3/26/2021
The Problem with Confederate Monuments
Rounduptags: Confederacy, monuments, public history
Karen L. Cox is a historian whose 'No Common Ground: Confederate Monuments and the Ongoing Fight for Racial Justice' (Ferris and Ferris) will be released April 12.
During the summer of 1993, as I drove down I-59 from Hattiesburg, Miss., to New Orleans to do some historical research for my dissertation, I spotted a bumper sticker with a Confederate battle flag that read “Don’t Blame Me, I Voted for Jeff Davis!” It was a play on the bumper sticker that emerged following the election of Bill Clinton in 1992, which read “Don’t Blame Me, I Voted for Bush!” Jefferson Davis, the one and only president of the failed Confederacy, was long dead, but the message was an indication of how much the Lost Cause remained very much alive in the Deep South.

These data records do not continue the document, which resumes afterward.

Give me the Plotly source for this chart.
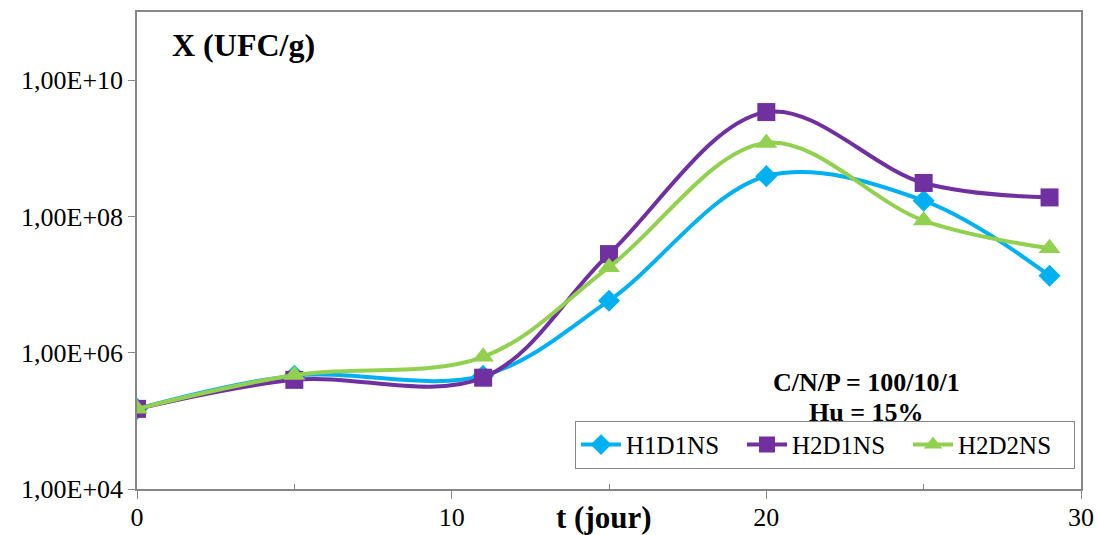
import plotly.graph_objects as go

days = [0, 5, 11, 15, 20, 25, 29]
h1d1ns = [1.5e5, 4.6e5, 4.6e5, 5.8e6, 3.9e8, 1.7e8, 1.35e7]
h2d1ns = [1.5e5, 4.0e5, 4.3e5, 2.8e7, 3.4e9, 3.1e8, 1.9e8]
h2d2ns = [1.5e5, 4.7e5, 8.7e5, 1.8e7, 1.2e9, 8.7e7, 3.4e7]

series_names = ["H1D1NS", "H2D1NS", "H2D2NS"]
colors = ["#00B0F0", "#7030A0", "#92D050"]
symbols = ["diamond", "square", "triangle-up"]
sizes = [17, 18, 19]

y_tickvals = [1e4, 1e6, 1e8, 1e10]
y_ticktext = ["1,00E+04", "1,00E+06", "1,00E+08", "1,00E+10"]
x_tickvals = [0, 10, 20, 30]
x_ticktext = ["0", "10", "20", "30"]
x_minor_tickvals = [5, 15, 25]

fig = go.Figure()
for name, vals, c, s, sz in zip(series_names, [h1d1ns, h2d1ns, h2d2ns], colors, symbols, sizes):
    fig.add_trace(go.Scatter(
        x=days, y=vals, name=name, mode="lines+markers",
        line=dict(color=c, width=4, shape="spline", smoothing=1),
        marker=dict(symbol=s, size=sz, color=c),
    ))

font_family = "Liberation Serif, Times New Roman, serif"
fig.update_layout(
    width=1099, height=535,
    margin=dict(l=137, r=18, t=12, b=46, autoexpand=False),
    paper_bgcolor="white", plot_bgcolor="white",
    font=dict(family=font_family, size=26, color="black"),
    showlegend=True,
    legend=dict(
        orientation="h", x=0.464, y=0.143, xanchor="left", yanchor="top",
        bordercolor="#868686", borderwidth=1, bgcolor="white",
        font=dict(size=25, family=font_family), tracegroupgap=0,
        entrywidth=111, entrywidthmode="pixels", itemwidth=40,
    ),
)
fig.update_xaxes(
    range=[0, 30], tickvals=x_tickvals, ticktext=x_ticktext,
    showgrid=False, zeroline=False, showline=True, linecolor="#868686", linewidth=1.5,
    mirror=True, ticks="outside", ticklen=8, tickcolor="#868686",
    tickfont=dict(size=26), ticklabelstandoff=-4, automargin=False,
    minor=dict(tickvals=x_minor_tickvals, ticks="inside", ticklen=5, tickcolor="#868686", showgrid=False),
)
fig.update_yaxes(
    type="log", range=[4, 11], tickvals=y_tickvals, ticktext=y_ticktext,
    showgrid=False, zeroline=False, showline=True, linecolor="#868686", linewidth=1.5,
    mirror=True, ticks="outside", ticklen=7, tickcolor="#868686",
    tickfont=dict(size=26), automargin=False,
)
fig.add_annotation(text="<b>X (UFC/g)</b>", xref="paper", yref="paper", x=0.035, y=0.931,
                   xanchor="left", yanchor="middle", showarrow=False, font=dict(size=32))
fig.add_annotation(text="<b>t (jour)</b>", xref="paper", yref="paper", x=0.4947, y=-0.06,
                   xanchor="center", yanchor="middle", showarrow=False, font=dict(size=31))
fig.add_annotation(text="<b>C/N/P = 100/10/1</b>", xref="paper", yref="paper", x=0.773, y=0.224,
                   xanchor="center", yanchor="middle", showarrow=False, font=dict(size=26))
fig.add_annotation(text="<b>Hu = 15%</b>", xref="paper", yref="paper", x=0.773, y=0.161,
                   xanchor="center", yanchor="middle", showarrow=False, font=dict(size=26))

fig.write_html("out.html", config={"displayModeBar": False},
               post_script="document.body.style.margin='0px';")
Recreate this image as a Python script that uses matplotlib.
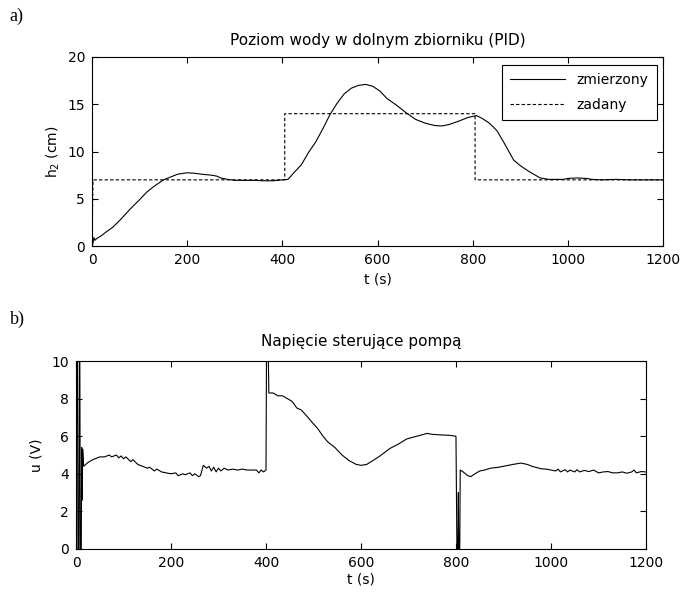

I’d grown up in Greensboro, N.C., in the 1970s, and I don’t recall such attention to Confederate memory there as I found when I moved to Mississippi to attend graduate school. Now, after a lifetime of studying Southern history, this makes more sense to me, because in the 1990s, Lost Cause sympathies were far more entrenched the deeper into the South one traveled. That has changed significantly in the past 25 years, and especially since 2015, as states across the region, including my home state, have passed laws to protect Confederate monuments as part of an alleged dedication to “Southern heritage.”
GOP-dominated state assemblies have passed draconian legislation as part of Republicans’ culture war against Black Lives Matter and racial progress more generally. Much of it is based on propagating myths that the South fought the Civil War to protect states’ rights (it was to preserve the institution of slavery) and that removing a monument is an erasure of history (it isn’t). Even when a cross-section of Southerners petition for removal, they’re prevented from doing so because these state legislatures have usurped local control through so-called heritage protection acts.
As a historian of the American South, I feel a deep responsibility to share the long history of these statues alongside the stories of racial injustice with which they are associated. It’s why I often speak to community groups, and also why I decided to write No Common Ground. While my role is not to offer advice on whether a monument ought to be removed, I can assist local governments and organizations in their decision-making processes regarding monuments in their communities by providing the necessary historical context.
I also believe it’s important that I, a Southern white woman, write and speak about this topic with blunt honesty. Monument defenders cannot dismiss me as a Northern liberal who has invaded the region to tell them what to do. I’ve grown up here, too. Maybe that makes me a scalawag in their eyes. But I love this region as much as the next Southerner, who, let’s be clear, are not all white. That’s the rub about this “Southern heritage” argument, because it assumes only white heritage counts.